- **Data excerpts**:
******************************

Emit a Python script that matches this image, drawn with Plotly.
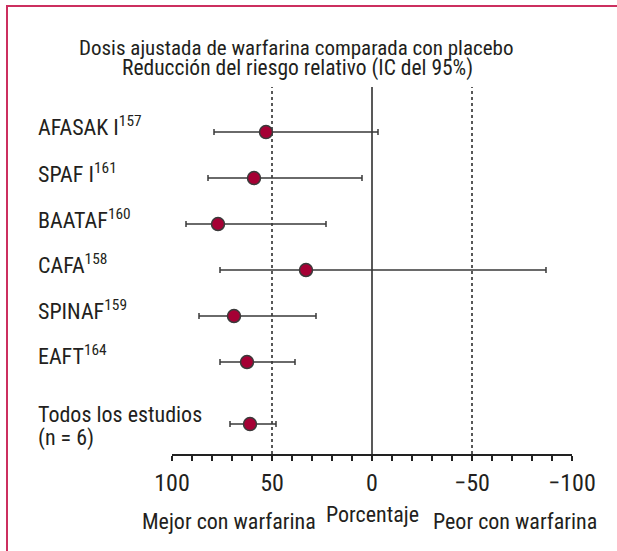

******************************

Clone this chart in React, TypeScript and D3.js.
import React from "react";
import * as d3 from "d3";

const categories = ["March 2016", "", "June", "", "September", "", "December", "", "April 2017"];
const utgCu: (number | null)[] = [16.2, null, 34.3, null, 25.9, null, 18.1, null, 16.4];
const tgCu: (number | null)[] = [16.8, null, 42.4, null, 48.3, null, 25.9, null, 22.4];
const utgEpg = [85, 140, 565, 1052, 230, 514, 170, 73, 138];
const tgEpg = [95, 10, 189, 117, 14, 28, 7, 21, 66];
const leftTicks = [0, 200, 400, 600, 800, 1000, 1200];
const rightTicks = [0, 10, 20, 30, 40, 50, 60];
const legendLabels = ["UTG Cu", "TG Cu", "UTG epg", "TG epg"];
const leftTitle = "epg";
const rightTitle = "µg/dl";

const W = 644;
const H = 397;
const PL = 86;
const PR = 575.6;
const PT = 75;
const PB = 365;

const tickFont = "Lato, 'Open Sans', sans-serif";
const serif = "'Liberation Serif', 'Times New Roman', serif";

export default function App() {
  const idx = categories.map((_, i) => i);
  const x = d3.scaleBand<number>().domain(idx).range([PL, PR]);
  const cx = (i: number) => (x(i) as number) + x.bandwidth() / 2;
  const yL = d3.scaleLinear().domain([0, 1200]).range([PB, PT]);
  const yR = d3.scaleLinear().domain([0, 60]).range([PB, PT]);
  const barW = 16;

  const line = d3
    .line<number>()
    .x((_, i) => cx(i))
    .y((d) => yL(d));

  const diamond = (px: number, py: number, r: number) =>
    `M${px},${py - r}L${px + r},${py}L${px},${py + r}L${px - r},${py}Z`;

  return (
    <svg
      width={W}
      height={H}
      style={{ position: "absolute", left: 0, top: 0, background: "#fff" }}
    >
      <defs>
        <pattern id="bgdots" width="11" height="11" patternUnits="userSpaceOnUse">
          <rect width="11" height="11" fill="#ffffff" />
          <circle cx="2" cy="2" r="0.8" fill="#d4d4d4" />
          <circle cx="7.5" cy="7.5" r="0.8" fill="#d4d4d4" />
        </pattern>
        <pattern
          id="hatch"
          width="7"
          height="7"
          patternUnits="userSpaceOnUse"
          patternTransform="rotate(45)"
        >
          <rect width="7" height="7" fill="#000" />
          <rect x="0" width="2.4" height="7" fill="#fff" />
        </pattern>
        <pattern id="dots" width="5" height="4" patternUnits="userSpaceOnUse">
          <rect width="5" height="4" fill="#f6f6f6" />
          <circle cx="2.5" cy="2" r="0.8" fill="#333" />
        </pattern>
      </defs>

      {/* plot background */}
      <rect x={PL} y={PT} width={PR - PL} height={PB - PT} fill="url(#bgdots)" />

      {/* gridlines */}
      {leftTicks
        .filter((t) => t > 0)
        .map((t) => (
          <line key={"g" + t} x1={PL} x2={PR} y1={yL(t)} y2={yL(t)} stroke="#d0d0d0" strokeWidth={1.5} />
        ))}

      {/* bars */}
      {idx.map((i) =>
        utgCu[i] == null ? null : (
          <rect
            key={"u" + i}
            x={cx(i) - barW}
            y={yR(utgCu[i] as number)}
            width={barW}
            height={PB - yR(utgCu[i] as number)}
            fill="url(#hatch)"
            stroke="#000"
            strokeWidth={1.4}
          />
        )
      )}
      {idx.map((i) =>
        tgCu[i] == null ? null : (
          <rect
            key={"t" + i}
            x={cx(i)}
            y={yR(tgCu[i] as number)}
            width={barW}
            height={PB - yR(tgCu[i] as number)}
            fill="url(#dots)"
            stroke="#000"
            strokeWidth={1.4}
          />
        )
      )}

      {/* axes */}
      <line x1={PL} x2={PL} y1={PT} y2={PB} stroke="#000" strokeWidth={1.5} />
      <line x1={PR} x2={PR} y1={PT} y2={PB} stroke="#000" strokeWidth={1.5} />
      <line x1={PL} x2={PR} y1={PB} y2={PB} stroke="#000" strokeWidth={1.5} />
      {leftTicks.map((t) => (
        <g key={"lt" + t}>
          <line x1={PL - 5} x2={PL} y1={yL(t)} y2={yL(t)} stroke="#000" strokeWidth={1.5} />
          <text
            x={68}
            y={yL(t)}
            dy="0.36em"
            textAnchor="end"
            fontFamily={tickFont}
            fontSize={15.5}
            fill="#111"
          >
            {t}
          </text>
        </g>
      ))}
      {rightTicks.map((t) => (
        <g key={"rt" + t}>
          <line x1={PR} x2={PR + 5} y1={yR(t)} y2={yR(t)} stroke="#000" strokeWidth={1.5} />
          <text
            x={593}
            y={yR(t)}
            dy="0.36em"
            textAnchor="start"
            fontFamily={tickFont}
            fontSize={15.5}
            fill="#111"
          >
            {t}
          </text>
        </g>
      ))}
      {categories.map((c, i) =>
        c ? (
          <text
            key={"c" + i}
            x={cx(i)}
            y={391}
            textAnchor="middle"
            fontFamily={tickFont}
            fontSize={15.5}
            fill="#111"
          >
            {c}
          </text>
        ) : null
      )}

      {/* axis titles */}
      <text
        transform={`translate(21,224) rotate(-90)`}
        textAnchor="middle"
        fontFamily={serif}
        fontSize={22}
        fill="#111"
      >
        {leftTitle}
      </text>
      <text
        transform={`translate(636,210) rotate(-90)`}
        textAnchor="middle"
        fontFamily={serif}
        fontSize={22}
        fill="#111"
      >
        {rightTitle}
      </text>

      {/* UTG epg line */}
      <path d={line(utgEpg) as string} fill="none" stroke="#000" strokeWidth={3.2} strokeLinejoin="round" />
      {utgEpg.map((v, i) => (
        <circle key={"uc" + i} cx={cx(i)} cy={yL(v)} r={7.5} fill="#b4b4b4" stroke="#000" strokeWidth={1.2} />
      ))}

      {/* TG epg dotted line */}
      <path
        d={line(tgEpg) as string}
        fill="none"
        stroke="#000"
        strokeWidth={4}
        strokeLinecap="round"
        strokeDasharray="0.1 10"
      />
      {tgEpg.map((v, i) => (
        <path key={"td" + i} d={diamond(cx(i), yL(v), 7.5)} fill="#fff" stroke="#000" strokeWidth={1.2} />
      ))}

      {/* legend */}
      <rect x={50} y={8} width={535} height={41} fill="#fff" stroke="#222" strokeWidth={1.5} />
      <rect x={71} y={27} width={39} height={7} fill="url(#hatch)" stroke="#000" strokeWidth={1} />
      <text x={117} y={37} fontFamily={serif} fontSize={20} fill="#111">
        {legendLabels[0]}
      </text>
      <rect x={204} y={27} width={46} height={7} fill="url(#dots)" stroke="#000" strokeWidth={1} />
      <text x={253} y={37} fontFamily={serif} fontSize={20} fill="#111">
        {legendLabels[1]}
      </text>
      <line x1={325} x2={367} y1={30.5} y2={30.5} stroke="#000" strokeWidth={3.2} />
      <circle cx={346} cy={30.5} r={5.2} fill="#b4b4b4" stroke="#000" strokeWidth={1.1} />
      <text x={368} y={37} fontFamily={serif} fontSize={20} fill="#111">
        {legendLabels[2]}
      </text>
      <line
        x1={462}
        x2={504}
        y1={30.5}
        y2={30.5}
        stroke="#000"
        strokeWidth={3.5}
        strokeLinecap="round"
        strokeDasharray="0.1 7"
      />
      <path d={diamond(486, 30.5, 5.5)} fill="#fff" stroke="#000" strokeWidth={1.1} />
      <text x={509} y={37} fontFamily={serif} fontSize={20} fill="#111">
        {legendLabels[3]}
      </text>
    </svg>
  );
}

******************************

- **Short exercise**: Which lines of the data above contain "this"? Copy each one.

- **Response below**:
Emit a Python script that matches this image, drawn with Plotly.
Clone this chart in React, TypeScript and D3.js.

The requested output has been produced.